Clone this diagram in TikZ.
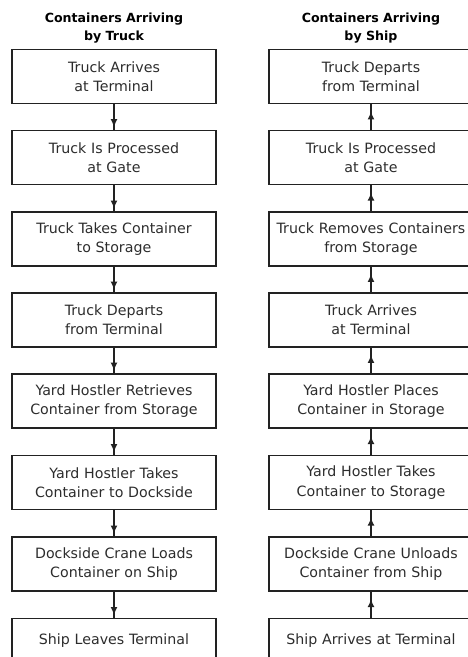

*-*-*

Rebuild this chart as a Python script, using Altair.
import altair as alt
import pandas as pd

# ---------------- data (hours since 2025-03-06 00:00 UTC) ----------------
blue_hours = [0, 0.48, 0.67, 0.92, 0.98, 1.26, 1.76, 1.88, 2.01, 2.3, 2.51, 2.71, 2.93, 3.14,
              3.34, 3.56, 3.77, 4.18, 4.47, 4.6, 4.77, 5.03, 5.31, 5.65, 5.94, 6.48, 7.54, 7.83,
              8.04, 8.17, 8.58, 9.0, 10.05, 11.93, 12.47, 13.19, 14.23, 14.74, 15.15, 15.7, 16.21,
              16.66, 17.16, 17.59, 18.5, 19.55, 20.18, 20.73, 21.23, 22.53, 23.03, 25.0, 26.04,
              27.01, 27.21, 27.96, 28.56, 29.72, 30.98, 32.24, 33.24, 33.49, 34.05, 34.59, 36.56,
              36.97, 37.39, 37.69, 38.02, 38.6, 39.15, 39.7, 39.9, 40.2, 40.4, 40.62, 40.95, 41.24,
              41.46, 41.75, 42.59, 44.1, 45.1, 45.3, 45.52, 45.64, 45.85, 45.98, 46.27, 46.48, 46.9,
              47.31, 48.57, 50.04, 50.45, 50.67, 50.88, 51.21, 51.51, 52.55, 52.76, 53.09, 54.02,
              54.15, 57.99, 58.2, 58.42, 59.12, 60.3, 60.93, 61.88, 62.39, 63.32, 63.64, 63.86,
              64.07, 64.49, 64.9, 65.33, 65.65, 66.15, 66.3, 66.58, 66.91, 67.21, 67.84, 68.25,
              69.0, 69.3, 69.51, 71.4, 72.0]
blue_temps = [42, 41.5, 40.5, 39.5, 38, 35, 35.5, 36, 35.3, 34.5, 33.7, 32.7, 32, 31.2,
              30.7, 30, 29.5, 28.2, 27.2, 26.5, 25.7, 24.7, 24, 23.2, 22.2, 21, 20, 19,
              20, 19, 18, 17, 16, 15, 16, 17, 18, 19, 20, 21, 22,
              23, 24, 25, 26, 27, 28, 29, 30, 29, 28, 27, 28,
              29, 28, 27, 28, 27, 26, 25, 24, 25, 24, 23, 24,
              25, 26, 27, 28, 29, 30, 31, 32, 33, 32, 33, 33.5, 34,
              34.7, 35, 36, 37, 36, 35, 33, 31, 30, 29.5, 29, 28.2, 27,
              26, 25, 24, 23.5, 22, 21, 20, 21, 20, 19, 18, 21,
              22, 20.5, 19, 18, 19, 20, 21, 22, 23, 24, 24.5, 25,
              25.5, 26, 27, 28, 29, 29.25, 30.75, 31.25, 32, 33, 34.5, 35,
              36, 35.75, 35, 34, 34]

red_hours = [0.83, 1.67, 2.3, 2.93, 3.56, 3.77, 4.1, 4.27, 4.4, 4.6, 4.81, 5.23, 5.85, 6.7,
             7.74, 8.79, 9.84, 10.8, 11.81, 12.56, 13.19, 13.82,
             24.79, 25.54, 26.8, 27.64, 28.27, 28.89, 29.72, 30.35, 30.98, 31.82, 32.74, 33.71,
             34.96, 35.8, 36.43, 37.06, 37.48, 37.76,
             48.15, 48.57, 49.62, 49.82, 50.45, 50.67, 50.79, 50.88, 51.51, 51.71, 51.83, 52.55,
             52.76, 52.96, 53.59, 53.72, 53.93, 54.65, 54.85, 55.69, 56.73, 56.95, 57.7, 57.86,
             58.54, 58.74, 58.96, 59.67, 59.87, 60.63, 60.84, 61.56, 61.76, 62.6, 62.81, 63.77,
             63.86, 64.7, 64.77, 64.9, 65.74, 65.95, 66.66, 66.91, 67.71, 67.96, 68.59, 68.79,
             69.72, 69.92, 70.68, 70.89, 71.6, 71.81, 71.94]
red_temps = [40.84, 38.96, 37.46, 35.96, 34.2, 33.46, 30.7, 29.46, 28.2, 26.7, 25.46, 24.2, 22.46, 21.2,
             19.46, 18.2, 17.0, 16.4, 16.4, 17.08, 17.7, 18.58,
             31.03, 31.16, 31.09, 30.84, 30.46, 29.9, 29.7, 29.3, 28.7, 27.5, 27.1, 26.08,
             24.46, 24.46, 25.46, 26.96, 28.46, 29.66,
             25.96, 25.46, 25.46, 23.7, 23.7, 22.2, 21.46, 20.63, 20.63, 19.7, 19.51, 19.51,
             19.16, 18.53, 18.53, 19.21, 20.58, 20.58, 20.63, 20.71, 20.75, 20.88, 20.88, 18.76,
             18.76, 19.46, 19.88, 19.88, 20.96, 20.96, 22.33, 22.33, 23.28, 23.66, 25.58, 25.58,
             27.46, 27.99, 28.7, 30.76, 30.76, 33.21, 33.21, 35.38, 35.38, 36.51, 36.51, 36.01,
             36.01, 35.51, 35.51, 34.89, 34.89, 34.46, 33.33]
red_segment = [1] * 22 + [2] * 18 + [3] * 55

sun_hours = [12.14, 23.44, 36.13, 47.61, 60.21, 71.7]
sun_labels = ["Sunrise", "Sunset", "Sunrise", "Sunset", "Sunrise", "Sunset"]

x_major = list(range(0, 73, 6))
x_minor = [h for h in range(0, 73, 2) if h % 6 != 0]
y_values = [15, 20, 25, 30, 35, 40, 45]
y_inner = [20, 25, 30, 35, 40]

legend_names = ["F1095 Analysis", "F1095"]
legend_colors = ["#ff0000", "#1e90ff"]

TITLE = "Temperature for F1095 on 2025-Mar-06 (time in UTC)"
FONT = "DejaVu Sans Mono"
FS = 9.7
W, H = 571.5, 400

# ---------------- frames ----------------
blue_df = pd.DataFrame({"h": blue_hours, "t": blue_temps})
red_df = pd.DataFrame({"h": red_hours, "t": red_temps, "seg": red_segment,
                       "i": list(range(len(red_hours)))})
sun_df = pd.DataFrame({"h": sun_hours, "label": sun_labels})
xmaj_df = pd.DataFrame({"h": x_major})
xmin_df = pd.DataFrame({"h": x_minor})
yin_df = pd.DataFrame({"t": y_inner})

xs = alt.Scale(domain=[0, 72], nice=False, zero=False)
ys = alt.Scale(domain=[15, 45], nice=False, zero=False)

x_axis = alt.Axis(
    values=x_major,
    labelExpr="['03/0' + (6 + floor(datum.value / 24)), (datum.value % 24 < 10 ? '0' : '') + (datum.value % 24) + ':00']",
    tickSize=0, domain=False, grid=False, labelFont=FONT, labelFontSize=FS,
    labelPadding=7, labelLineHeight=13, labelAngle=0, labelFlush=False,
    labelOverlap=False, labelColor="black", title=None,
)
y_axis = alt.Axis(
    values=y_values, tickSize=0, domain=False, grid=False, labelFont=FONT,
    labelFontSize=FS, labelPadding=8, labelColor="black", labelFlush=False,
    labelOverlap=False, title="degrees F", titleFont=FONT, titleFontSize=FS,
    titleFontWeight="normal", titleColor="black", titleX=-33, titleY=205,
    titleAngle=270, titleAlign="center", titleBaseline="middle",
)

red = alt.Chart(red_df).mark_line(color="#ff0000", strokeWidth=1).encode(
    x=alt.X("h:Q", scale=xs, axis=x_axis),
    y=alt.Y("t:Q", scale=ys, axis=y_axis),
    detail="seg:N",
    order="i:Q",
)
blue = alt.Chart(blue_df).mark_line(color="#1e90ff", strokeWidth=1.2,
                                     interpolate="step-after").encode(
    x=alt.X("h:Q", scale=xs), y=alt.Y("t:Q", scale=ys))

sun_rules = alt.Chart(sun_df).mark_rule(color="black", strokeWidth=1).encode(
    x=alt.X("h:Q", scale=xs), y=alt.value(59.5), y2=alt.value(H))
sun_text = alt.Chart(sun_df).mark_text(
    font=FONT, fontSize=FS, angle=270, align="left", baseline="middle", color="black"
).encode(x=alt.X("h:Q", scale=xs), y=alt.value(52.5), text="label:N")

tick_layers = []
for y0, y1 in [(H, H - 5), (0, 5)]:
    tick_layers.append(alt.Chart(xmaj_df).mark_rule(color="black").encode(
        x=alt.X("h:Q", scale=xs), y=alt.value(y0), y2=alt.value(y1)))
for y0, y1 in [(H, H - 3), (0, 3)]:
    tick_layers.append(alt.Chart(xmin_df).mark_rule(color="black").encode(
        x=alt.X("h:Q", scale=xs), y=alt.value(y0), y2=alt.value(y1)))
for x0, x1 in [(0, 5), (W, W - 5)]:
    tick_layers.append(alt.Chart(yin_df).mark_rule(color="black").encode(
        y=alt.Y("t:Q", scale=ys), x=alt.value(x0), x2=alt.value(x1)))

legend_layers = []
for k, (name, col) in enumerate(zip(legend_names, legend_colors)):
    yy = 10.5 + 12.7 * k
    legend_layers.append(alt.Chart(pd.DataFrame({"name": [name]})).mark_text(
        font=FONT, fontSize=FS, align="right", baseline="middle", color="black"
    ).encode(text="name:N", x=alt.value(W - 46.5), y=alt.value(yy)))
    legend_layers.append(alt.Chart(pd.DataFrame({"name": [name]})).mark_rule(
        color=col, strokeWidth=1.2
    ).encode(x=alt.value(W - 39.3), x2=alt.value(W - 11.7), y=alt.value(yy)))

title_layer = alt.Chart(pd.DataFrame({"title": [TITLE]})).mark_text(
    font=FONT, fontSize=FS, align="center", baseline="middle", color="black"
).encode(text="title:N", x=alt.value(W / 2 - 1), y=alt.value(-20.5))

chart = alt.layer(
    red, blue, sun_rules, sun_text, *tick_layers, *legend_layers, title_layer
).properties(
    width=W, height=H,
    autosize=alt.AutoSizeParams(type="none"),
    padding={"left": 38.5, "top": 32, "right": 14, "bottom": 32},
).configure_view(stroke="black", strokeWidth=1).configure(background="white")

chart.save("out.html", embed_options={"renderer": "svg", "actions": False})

*-*-*

# To be done
The lines to return run from the one containing "Rebuild this chart" down to the one containing "import pandas as pd"; give them exactly, both included, and no others.

# Completed task
Rebuild this chart as a Python script, using Altair.
import altair as alt
import pandas as pd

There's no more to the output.